At 12:21 I am so hungry I can’t decide what to eat even though/because we suddenly have all this food. Decide on shakshuka. Hearty. I start chopping.
My brother who is navigating pandemic life after recently leaving “treatment” says he might call me soon and I’m a little apprehensive. Throw myself into the shakshuka and my now standard turmeric fried potatoes so I can tell him without lying that I’m busy for a while and can’t talk right now. Guilt and helplessness are hard to shake these days. He texts me and says it’s okay, he’s busy getting ready and I don’t know if the path he mentions is for today or beyond.
This is the day I finish reading C.L.R. James’ A History of Pan-African Revolt. I’ve been at it for more than a week though it’s just over a hundred pages long. I savor the last pages on Julius Nyerere’s theory and plan for African socialism, especially the passages on revolutionary education even as I recall from Robin D.G. Kelley’s introduction to this edition that the Tanganyika African National Union was severely criticized by Tanzania’s leftists and radical intellectuals. I note to also read Class Struggles in Tanzania by Issa Shivji to learn more about this.
Salmon marinated in soy sauce, rice vinegar, minced ginger, sesame oil, over coconut rice for dinner. I make it before and during a virtual screening of this short doc Invasion about the operations of Coastal GasLink to build a fracked gas pipeline through unceded Wet’su’we’ten territory in British Columbia. The Indigenous Kinship Collective is doing live updates and discussion after the screenings every Wednesday.
days fourish to fivish in the apartment i’m calling home for now
In the morning I make bran muffins with the kind-of-off blueberries from the market. The use of coconut oil instead of butter was a big mistake. I’ve started the collection of Bolaño stories, Last Evenings on Earth, originally Llamadas Telefonicas. As always with Bolaño, it makes me resentful of the lives of teenage boys, and wishing I was a poet.
For an in-between second meal before a planning meeting, I scoop out some coconut rice and heat up milk with cinnamon, clove, ginger and agave syrup to pour over. M remembers the raisins and put them in hers. It’s way better that way.
This might be the day we listened to The Weekend’s new album and danced around the table before making lunch. Sin city’s cold and lonely.
It’s almost certain this isn’t the day we made mushroom tacos but I’ll write about them here because I want to make sure they get mention. Three main components. The mushrooms cooked in cumin, salt, pepper, chipotle powder on a skillet. Sliced onions and red pepper blistered and stir fried. Minced onion mixed with jalapeno, cilantro, and lime. In this order placed on old cheap tortillas from those thick industrial cut wheels of corn tortillas. More lime. Sadly, no salsa. Just cholula. But still damn good. That friend Charlie whose birthday it was once said I was one of those food sexual people. I feel that way today.

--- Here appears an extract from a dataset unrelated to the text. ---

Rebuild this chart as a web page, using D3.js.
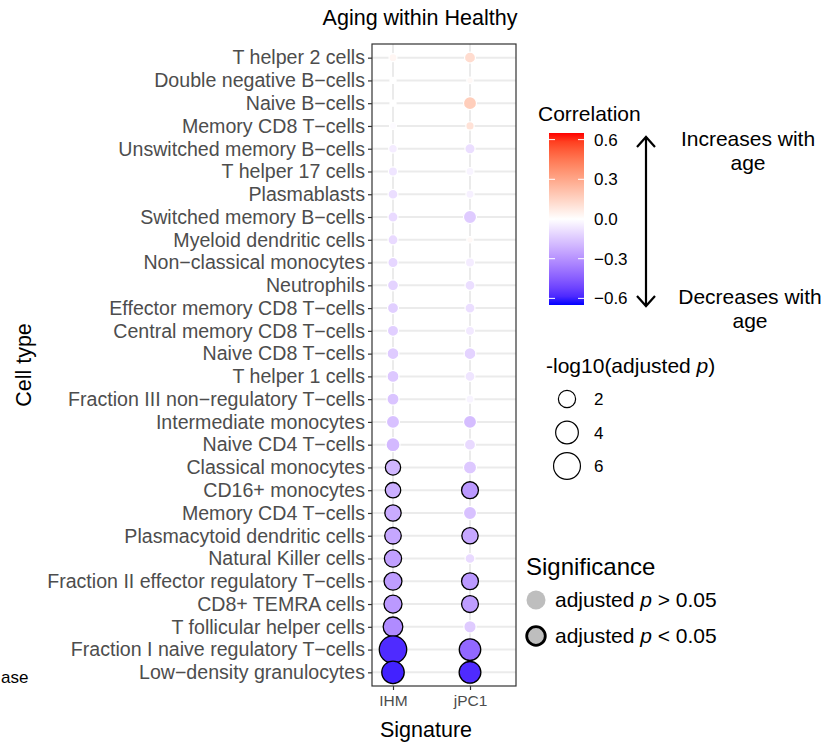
<!DOCTYPE html>
<html><head><meta charset="utf-8">
<script src="https://cdn.jsdelivr.net/npm/d3@7"></script>
<style>body{margin:0;background:#fff;} text{font-family:"Liberation Sans",Arial,Helvetica,sans-serif;}</style>
</head><body><svg id="c" width="824" height="742"></svg>
<script>
const cellTypes = ["T helper 2 cells","Double negative B\u2212cells","Naive B\u2212cells","Memory CD8 T\u2212cells","Unswitched memory B\u2212cells","T helper 17 cells","Plasmablasts","Switched memory B\u2212cells","Myeloid dendritic cells","Non\u2212classical monocytes","Neutrophils","Effector memory CD8 T\u2212cells","Central memory CD8 T\u2212cells","Naive CD8 T\u2212cells","T helper 1 cells","Fraction III non\u2212regulatory T\u2212cells","Intermediate monocytes","Naive CD4 T\u2212cells","Classical monocytes","CD16+ monocytes","Memory CD4 T\u2212cells","Plasmacytoid dendritic cells","Natural Killer cells","Fraction II effector regulatory T\u2212cells","CD8+ TEMRA cells","T follicular helper cells","Fraction I naive regulatory T\u2212cells","Low\u2212density granulocytes"];
const signatures = ["IHM","jPC1"];
const corrIHM = [0.03,0.0,0.0,-0.01,-0.05,-0.07,-0.09,-0.1,-0.1,-0.11,-0.12,-0.13,-0.13,-0.14,-0.15,-0.16,-0.17,-0.19,-0.2,-0.22,-0.23,-0.24,-0.26,-0.27,-0.28,-0.32,-0.58,-0.6];
const logpIHM = [0.18,0.05,0.05,0.1,0.25,0.3,0.4,0.42,0.42,0.45,0.55,0.56,0.58,0.7,0.72,0.75,0.95,1.15,1.45,1.5,1.75,1.8,2.0,2.2,2.25,2.8,6.3,3.9];
const sigIHM = [0,0,0,0,0,0,0,0,0,0,0,0,0,0,0,0,0,0,1,1,1,1,1,1,1,1,1,1];
const corrJPC1 = [0.12,0.02,0.17,0.1,-0.09,-0.03,-0.04,-0.14,0.02,-0.05,-0.09,-0.09,-0.06,-0.12,-0.07,-0.03,-0.18,-0.1,-0.15,-0.28,-0.17,-0.24,-0.1,-0.28,-0.27,-0.14,-0.42,-0.58];
const logpJPC1 = [0.56,0.07,0.93,0.22,0.45,0.18,0.2,0.95,0.07,0.3,0.42,0.42,0.3,0.7,0.4,0.18,0.93,0.56,0.95,1.9,0.95,1.75,0.4,1.9,1.9,0.8,3.5,3.6];
const sigJPC1 = [0,0,0,0,0,0,0,0,0,0,0,0,0,0,0,0,0,0,0,1,0,1,0,1,1,0,1,1];
const colorTicks = [0.6,0.3,0.0,-0.3,-0.6];
const colorTickLabels = ["0.6","0.3","0.0","\u22120.3","\u22120.6"];
const sizeBreaks = [2,4,6];

const rows = [];
cellTypes.forEach((c,i)=>{
  rows.push({cell:c,sig:"IHM",corr:corrIHM[i],logp:logpIHM[i],s:sigIHM[i]});
  rows.push({cell:c,sig:"jPC1",corr:corrJPC1[i],logp:logpJPC1[i],s:sigJPC1[i]});
});

const svg = d3.select("#c");
const P = {l:372,r:516,t:44,b:686};
const x = d3.scalePoint().domain(signatures).range([P.l+21,P.r-46]);
const y = d3.scalePoint().domain(cellTypes).range([P.t,P.b]).padding(0.6);
const color = d3.scaleLinear().domain([-0.65,0,0.65]).range(["#0000ff","#ffffff","#ff0000"]).interpolate(d3.interpolateLab);
const size = d3.scaleSqrt().domain([0,6.6]).range([2,14]);

// title
svg.append("text").attr("x",420).attr("y",25).attr("text-anchor","middle").attr("font-size",21.5).attr("fill","#000").text("Aging within Healthy");

// grid
const g = svg.append("g");
g.selectAll("line.h").data(cellTypes).join("line").attr("x1",P.l).attr("x2",P.r).attr("y1",d=>y(d)).attr("y2",d=>y(d)).attr("stroke","#ebebeb").attr("stroke-width",2);
g.selectAll("line.v").data(signatures).join("line").attr("y1",P.t).attr("y2",P.b).attr("x1",d=>x(d)).attr("x2",d=>x(d)).attr("stroke","#ebebeb").attr("stroke-width",2);

// points
const pts = rows.slice().sort((a,b)=>a.s-b.s);
g.selectAll("circle.p").data(pts).join("circle")
  .attr("cx",d=>x(d.sig)).attr("cy",d=>y(d.cell)).attr("r",d=>size(d.logp))
  .attr("fill",d=>color(d.corr)).attr("stroke",d=>d.s?"#000":"#fff").attr("stroke-width",d=>d.s?1.3:1.2);

// border
svg.append("rect").attr("x",P.l).attr("y",P.t).attr("width",P.r-P.l).attr("height",P.b-P.t).attr("fill","none").attr("stroke","#333").attr("stroke-width",1.2);

// axes
const ax = svg.append("g").attr("transform",`translate(0,${P.b})`).call(d3.axisBottom(x).tickSize(4).tickPadding(5));
ax.select(".domain").remove();
ax.selectAll("line").attr("stroke","#333").attr("stroke-width",1.2);
ax.selectAll("text").attr("font-size",15.5).attr("fill","#4d4d4d").attr("font-family","Liberation Sans, Arial, sans-serif");
const ay = svg.append("g").attr("transform",`translate(${P.l},0)`).call(d3.axisLeft(y).tickSize(4).tickPadding(3));
ay.select(".domain").remove();
ay.selectAll("line").attr("stroke","#333").attr("stroke-width",1.2);
ay.selectAll("text").attr("font-size",19.6).attr("fill","#4d4d4d").attr("font-family","Liberation Sans, Arial, sans-serif");

svg.append("text").attr("x",(P.l+P.r)/2 - 18).attr("y",737).attr("text-anchor","middle").attr("font-size",21.5).text("Signature");
svg.append("text").attr("transform","translate(31,365) rotate(-90)").attr("text-anchor","middle").attr("font-size",21.5).text("Cell type");
svg.append("text").attr("x",1).attr("y",683).attr("font-size",17).text("ase");

// colour legend
svg.append("text").attr("x",538).attr("y",121).attr("font-size",21).text("Correlation");
const defs = svg.append("defs");
const lg = defs.append("linearGradient").attr("id","cg").attr("x1",0).attr("x2",0).attr("y1",1).attr("y2",0);
d3.range(0,1.0001,0.05).forEach(t=>{
  lg.append("stop").attr("offset",t).attr("stop-color",color(-0.65+1.3*t));
});
const cb = {x:549,w:35,t:133,b:305};
const cy = d3.scaleLinear().domain([-0.65,0.65]).range([cb.b,cb.t]);
svg.append("rect").attr("x",cb.x).attr("y",cb.t).attr("width",cb.w).attr("height",cb.b-cb.t).attr("fill","url(#cg)");
colorTicks.forEach((v,i)=>{
  svg.append("line").attr("x1",cb.x).attr("x2",cb.x+6).attr("y1",cy(v)).attr("y2",cy(v)).attr("stroke","#fff").attr("stroke-width",1);
  svg.append("line").attr("x1",cb.x+cb.w-6).attr("x2",cb.x+cb.w).attr("y1",cy(v)).attr("y2",cy(v)).attr("stroke","#fff").attr("stroke-width",1);
  svg.append("text").attr("x",594).attr("y",cy(v)+6).attr("font-size",17).text(colorTickLabels[i]);
});
// arrow
const ag = svg.append("g").attr("stroke","#000").attr("stroke-width",2.2).attr("fill","none");
ag.append("line").attr("x1",646).attr("x2",646).attr("y1",137).attr("y2",306);
ag.append("path").attr("d","M637,147L646,137L655,147");
ag.append("path").attr("d","M637,296L646,306L655,296");
svg.append("text").attr("x",748).attr("y",146).attr("text-anchor","middle").attr("font-size",21).text("Increases with");
svg.append("text").attr("x",748).attr("y",170).attr("text-anchor","middle").attr("font-size",21).text("age");
svg.append("text").attr("x",750).attr("y",304).attr("text-anchor","middle").attr("font-size",21).text("Decreases with");
svg.append("text").attr("x",750).attr("y",328).attr("text-anchor","middle").attr("font-size",21).text("age");

// size legend
const st = svg.append("text").attr("x",546).attr("y",373).attr("font-size",21);
st.append("tspan").text("-log10(adjusted ");
st.append("tspan").attr("font-style","italic").text("p");
st.append("tspan").text(")");
const sy = d3.scalePoint().domain(sizeBreaks).range([399,466]);
sizeBreaks.forEach(v=>{
  svg.append("circle").attr("cx",567).attr("cy",sy(v)).attr("r",size(v)).attr("fill","none").attr("stroke","#000").attr("stroke-width",1.2);
  svg.append("text").attr("x",594).attr("y",sy(v)+6).attr("font-size",17).text(v);
});

// significance legend
svg.append("text").attr("x",526).attr("y",575).attr("font-size",24).text("Significance");
svg.append("circle").attr("cx",536).attr("cy",600).attr("r",9.5).attr("fill","#bebebe");
svg.append("circle").attr("cx",536).attr("cy",636).attr("r",9.3).attr("fill","#bebebe").attr("stroke","#000").attr("stroke-width",2.8);
[["adjusted ","p"," > 0.05",607],["adjusted ","p"," < 0.05",643]].forEach(a=>{
  const t = svg.append("text").attr("x",555).attr("y",a[3]).attr("font-size",21);
  t.append("tspan").text(a[0]);
  t.append("tspan").attr("font-style","italic").text(a[1]);
  t.append("tspan").text(a[2]);
});
</script></body></html>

Somedays though all I have for lunch really is handfuls of peanuts and another muffin. For some reason M only has a muffin tin that is for twenty-four mini muffins. The ones I made then are like those muffin bites boxes from soccer practice….but bran.
In the evening to wind down into a sort of hum instead of the agitation of the day, I start my translation of Poetique de la Relation. This how I’m going to try to actually re-read it. I keep a glossary of all the words I need to learn again. There are many.
...
[I stopped keeping tracks of things. M made a clementine cake again so I guess we’ve completed another cycle.]
featured creature: gigantic siphonophore
Last week, footage emerged of a beautiful, eerie gigantic siphonophore, some several feel long, hunting in a slow spiral pattern. I’m probably misunderstanding, but it’s some kind jelly made up of a million clones? (Which just reminds me of this Unicorns song). This is a great thread on its significance, with some incredible closeups.